■ **GOAL**
Your task is to output the listing word for word, with pictures excluded.
****************************************
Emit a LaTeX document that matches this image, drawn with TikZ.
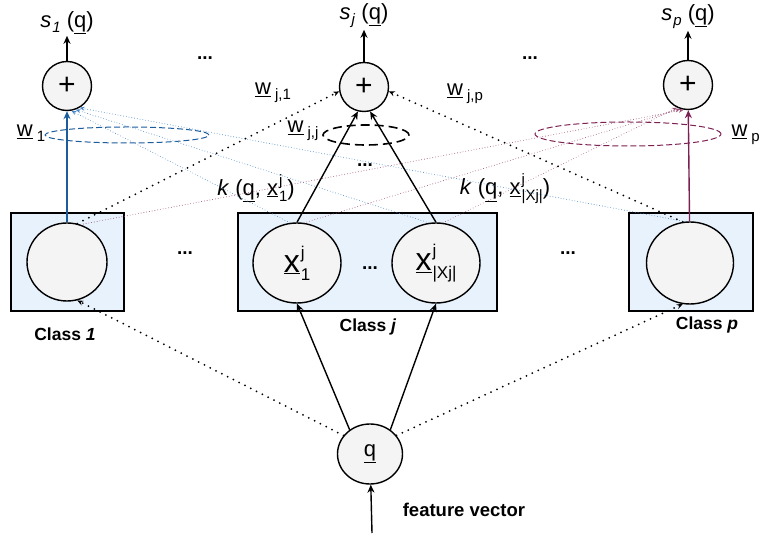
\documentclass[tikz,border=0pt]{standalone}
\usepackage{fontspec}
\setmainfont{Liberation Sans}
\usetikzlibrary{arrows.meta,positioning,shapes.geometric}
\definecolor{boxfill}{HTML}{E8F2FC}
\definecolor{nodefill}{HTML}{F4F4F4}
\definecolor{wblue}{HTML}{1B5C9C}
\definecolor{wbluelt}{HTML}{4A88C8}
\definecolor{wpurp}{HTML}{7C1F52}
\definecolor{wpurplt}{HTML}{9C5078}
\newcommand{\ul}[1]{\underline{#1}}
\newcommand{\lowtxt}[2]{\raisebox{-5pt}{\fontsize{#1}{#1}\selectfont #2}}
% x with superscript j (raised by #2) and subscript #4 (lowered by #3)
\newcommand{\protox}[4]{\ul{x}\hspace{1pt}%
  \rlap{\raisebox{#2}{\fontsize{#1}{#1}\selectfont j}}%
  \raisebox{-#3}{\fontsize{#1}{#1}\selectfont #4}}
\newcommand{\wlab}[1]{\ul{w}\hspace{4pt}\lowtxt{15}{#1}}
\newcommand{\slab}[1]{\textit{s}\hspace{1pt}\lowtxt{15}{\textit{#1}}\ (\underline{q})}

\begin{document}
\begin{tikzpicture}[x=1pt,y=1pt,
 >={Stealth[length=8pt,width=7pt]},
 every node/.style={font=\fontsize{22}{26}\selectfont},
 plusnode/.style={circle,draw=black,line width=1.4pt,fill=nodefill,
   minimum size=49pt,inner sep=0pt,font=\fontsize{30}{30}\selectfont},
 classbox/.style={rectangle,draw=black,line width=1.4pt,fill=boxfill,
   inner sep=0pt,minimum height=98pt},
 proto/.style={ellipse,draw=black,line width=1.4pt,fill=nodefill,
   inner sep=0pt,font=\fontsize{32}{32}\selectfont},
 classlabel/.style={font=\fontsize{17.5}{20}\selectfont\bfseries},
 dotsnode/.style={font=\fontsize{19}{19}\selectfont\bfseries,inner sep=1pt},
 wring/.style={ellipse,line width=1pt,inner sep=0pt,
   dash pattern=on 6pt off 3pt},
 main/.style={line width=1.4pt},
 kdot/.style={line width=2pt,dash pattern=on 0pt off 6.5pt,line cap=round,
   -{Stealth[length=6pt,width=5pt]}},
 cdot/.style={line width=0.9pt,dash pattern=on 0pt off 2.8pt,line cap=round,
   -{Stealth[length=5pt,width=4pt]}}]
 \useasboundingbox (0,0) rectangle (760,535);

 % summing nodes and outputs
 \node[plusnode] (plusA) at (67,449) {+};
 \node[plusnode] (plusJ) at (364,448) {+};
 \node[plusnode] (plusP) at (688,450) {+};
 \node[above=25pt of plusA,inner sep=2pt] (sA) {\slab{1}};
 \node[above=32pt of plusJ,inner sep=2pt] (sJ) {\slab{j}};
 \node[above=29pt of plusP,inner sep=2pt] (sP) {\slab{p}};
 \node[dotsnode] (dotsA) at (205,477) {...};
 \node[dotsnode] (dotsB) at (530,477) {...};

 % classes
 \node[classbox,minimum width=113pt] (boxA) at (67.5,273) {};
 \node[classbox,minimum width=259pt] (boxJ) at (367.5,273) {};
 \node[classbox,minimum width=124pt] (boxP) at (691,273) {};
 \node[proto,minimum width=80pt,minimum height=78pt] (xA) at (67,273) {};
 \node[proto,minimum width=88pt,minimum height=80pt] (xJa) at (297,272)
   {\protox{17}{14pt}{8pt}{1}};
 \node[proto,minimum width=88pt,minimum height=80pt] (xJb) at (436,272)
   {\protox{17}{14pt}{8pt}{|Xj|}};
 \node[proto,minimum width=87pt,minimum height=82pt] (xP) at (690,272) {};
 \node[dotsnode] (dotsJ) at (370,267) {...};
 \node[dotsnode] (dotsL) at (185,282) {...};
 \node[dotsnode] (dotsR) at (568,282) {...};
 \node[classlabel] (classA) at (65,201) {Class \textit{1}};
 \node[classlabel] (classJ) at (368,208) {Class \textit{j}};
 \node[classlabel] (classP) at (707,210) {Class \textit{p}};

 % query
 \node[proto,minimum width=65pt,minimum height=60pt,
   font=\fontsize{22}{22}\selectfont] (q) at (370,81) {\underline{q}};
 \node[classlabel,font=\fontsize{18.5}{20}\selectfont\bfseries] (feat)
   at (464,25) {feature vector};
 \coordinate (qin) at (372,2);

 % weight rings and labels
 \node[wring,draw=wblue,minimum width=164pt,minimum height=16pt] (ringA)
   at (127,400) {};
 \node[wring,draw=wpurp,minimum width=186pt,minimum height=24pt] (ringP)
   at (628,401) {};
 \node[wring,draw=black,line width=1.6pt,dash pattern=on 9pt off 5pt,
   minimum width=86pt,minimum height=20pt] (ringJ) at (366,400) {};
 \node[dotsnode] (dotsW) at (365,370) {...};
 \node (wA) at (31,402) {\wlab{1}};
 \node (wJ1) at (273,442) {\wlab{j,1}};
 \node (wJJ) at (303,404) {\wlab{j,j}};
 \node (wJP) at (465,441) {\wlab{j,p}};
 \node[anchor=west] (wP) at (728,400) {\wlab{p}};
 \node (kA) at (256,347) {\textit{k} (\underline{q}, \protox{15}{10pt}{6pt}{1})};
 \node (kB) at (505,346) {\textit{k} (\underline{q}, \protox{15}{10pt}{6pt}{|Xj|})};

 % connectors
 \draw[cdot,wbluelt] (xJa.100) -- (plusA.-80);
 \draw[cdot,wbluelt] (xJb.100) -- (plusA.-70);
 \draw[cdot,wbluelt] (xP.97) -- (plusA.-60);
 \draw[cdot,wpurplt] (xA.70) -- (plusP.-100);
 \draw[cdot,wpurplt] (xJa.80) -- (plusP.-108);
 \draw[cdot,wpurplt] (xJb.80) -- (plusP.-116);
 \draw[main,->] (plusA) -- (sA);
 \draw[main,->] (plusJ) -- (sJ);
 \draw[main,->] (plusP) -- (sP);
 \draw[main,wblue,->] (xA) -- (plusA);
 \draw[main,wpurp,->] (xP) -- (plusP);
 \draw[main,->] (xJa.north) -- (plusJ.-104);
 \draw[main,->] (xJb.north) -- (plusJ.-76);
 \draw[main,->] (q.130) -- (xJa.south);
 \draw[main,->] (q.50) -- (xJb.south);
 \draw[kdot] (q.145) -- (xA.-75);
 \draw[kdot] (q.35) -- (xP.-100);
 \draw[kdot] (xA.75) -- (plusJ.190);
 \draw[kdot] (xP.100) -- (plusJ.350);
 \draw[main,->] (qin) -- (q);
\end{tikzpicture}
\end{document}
****************************************
■ **RESPONSE**
Emit a LaTeX document that matches this image, drawn with TikZ.
\documentclass[tikz,border=0pt]{standalone}
\usepackage{fontspec}
\setmainfont{Liberation Sans}
\usetikzlibrary{arrows.meta,positioning,shapes.geometric}
\definecolor{boxfill}{HTML}{E8F2FC}
\definecolor{nodefill}{HTML}{F4F4F4}
\definecolor{wblue}{HTML}{1B5C9C}
\definecolor{wbluelt}{HTML}{4A88C8}
\definecolor{wpurp}{HTML}{7C1F52}
\definecolor{wpurplt}{HTML}{9C5078}
\newcommand{\ul}[1]{\underline{#1}}
\newcommand{\lowtxt}[2]{\raisebox{-5pt}{\fontsize{#1}{#1}\selectfont #2}}
% x with superscript j (raised by #2) and subscript #4 (lowered by #3)
\newcommand{\protox}[4]{\ul{x}\hspace{1pt}%
  \rlap{\raisebox{#2}{\fontsize{#1}{#1}\selectfont j}}%
  \raisebox{-#3}{\fontsize{#1}{#1}\selectfont #4}}
\newcommand{\wlab}[1]{\ul{w}\hspace{4pt}\lowtxt{15}{#1}}
\newcommand{\slab}[1]{\textit{s}\hspace{1pt}\lowtxt{15}{\textit{#1}}\ (\underline{q})}

\begin{document}
\begin{tikzpicture}[x=1pt,y=1pt,
 >={Stealth[length=8pt,width=7pt]},
 every node/.style={font=\fontsize{22}{26}\selectfont},
 plusnode/.style={circle,draw=black,line width=1.4pt,fill=nodefill,
   minimum size=49pt,inner sep=0pt,font=\fontsize{30}{30}\selectfont},
 classbox/.style={rectangle,draw=black,line width=1.4pt,fill=boxfill,
   inner sep=0pt,minimum height=98pt},
 proto/.style={ellipse,draw=black,line width=1.4pt,fill=nodefill,
   inner sep=0pt,font=\fontsize{32}{32}\selectfont},
 classlabel/.style={font=\fontsize{17.5}{20}\selectfont\bfseries},
 dotsnode/.style={font=\fontsize{19}{19}\selectfont\bfseries,inner sep=1pt},
 wring/.style={ellipse,line width=1pt,inner sep=0pt,
   dash pattern=on 6pt off 3pt},
 main/.style={line width=1.4pt},
 kdot/.style={line width=2pt,dash pattern=on 0pt off 6.5pt,line cap=round,
   -{Stealth[length=6pt,width=5pt]}},
 cdot/.style={line width=0.9pt,dash pattern=on 0pt off 2.8pt,line cap=round,
   -{Stealth[length=5pt,width=4pt]}}]
 \useasboundingbox (0,0) rectangle (760,535);

 % summing nodes and outputs
 \node[plusnode] (plusA) at (67,449) {+};
 \node[plusnode] (plusJ) at (364,448) {+};
 \node[plusnode] (plusP) at (688,450) {+};
 \node[above=25pt of plusA,inner sep=2pt] (sA) {\slab{1}};
 \node[above=32pt of plusJ,inner sep=2pt] (sJ) {\slab{j}};
 \node[above=29pt of plusP,inner sep=2pt] (sP) {\slab{p}};
 \node[dotsnode] (dotsA) at (205,477) {...};
 \node[dotsnode] (dotsB) at (530,477) {...};

 % classes
 \node[classbox,minimum width=113pt] (boxA) at (67.5,273) {};
 \node[classbox,minimum width=259pt] (boxJ) at (367.5,273) {};
 \node[classbox,minimum width=124pt] (boxP) at (691,273) {};
 \node[proto,minimum width=80pt,minimum height=78pt] (xA) at (67,273) {};
 \node[proto,minimum width=88pt,minimum height=80pt] (xJa) at (297,272)
   {\protox{17}{14pt}{8pt}{1}};
 \node[proto,minimum width=88pt,minimum height=80pt] (xJb) at (436,272)
   {\protox{17}{14pt}{8pt}{|Xj|}};
 \node[proto,minimum width=87pt,minimum height=82pt] (xP) at (690,272) {};
 \node[dotsnode] (dotsJ) at (370,267) {...};
 \node[dotsnode] (dotsL) at (185,282) {...};
 \node[dotsnode] (dotsR) at (568,282) {...};
 \node[classlabel] (classA) at (65,201) {Class \textit{1}};
 \node[classlabel] (classJ) at (368,208) {Class \textit{j}};
 \node[classlabel] (classP) at (707,210) {Class \textit{p}};

 % query
 \node[proto,minimum width=65pt,minimum height=60pt,
   font=\fontsize{22}{22}\selectfont] (q) at (370,81) {\underline{q}};
 \node[classlabel,font=\fontsize{18.5}{20}\selectfont\bfseries] (feat)
   at (464,25) {feature vector};
 \coordinate (qin) at (372,2);

 % weight rings and labels
 \node[wring,draw=wblue,minimum width=164pt,minimum height=16pt] (ringA)
   at (127,400) {};
 \node[wring,draw=wpurp,minimum width=186pt,minimum height=24pt] (ringP)
   at (628,401) {};
 \node[wring,draw=black,line width=1.6pt,dash pattern=on 9pt off 5pt,
   minimum width=86pt,minimum height=20pt] (ringJ) at (366,400) {};
 \node[dotsnode] (dotsW) at (365,370) {...};
 \node (wA) at (31,402) {\wlab{1}};
 \node (wJ1) at (273,442) {\wlab{j,1}};
 \node (wJJ) at (303,404) {\wlab{j,j}};
 \node (wJP) at (465,441) {\wlab{j,p}};
 \node[anchor=west] (wP) at (728,400) {\wlab{p}};
 \node (kA) at (256,347) {\textit{k} (\underline{q}, \protox{15}{10pt}{6pt}{1})};
 \node (kB) at (505,346) {\textit{k} (\underline{q}, \protox{15}{10pt}{6pt}{|Xj|})};

 % connectors
 \draw[cdot,wbluelt] (xJa.100) -- (plusA.-80);
 \draw[cdot,wbluelt] (xJb.100) -- (plusA.-70);
 \draw[cdot,wbluelt] (xP.97) -- (plusA.-60);
 \draw[cdot,wpurplt] (xA.70) -- (plusP.-100);
 \draw[cdot,wpurplt] (xJa.80) -- (plusP.-108);
 \draw[cdot,wpurplt] (xJb.80) -- (plusP.-116);
 \draw[main,->] (plusA) -- (sA);
 \draw[main,->] (plusJ) -- (sJ);
 \draw[main,->] (plusP) -- (sP);
 \draw[main,wblue,->] (xA) -- (plusA);
 \draw[main,wpurp,->] (xP) -- (plusP);
 \draw[main,->] (xJa.north) -- (plusJ.-104);
 \draw[main,->] (xJb.north) -- (plusJ.-76);
 \draw[main,->] (q.130) -- (xJa.south);
 \draw[main,->] (q.50) -- (xJb.south);
 \draw[kdot] (q.145) -- (xA.-75);
 \draw[kdot] (q.35) -- (xP.-100);
 \draw[kdot] (xA.75) -- (plusJ.190);
 \draw[kdot] (xP.100) -- (plusJ.350);
 \draw[main,->] (qin) -- (q);
\end{tikzpicture}
\end{document}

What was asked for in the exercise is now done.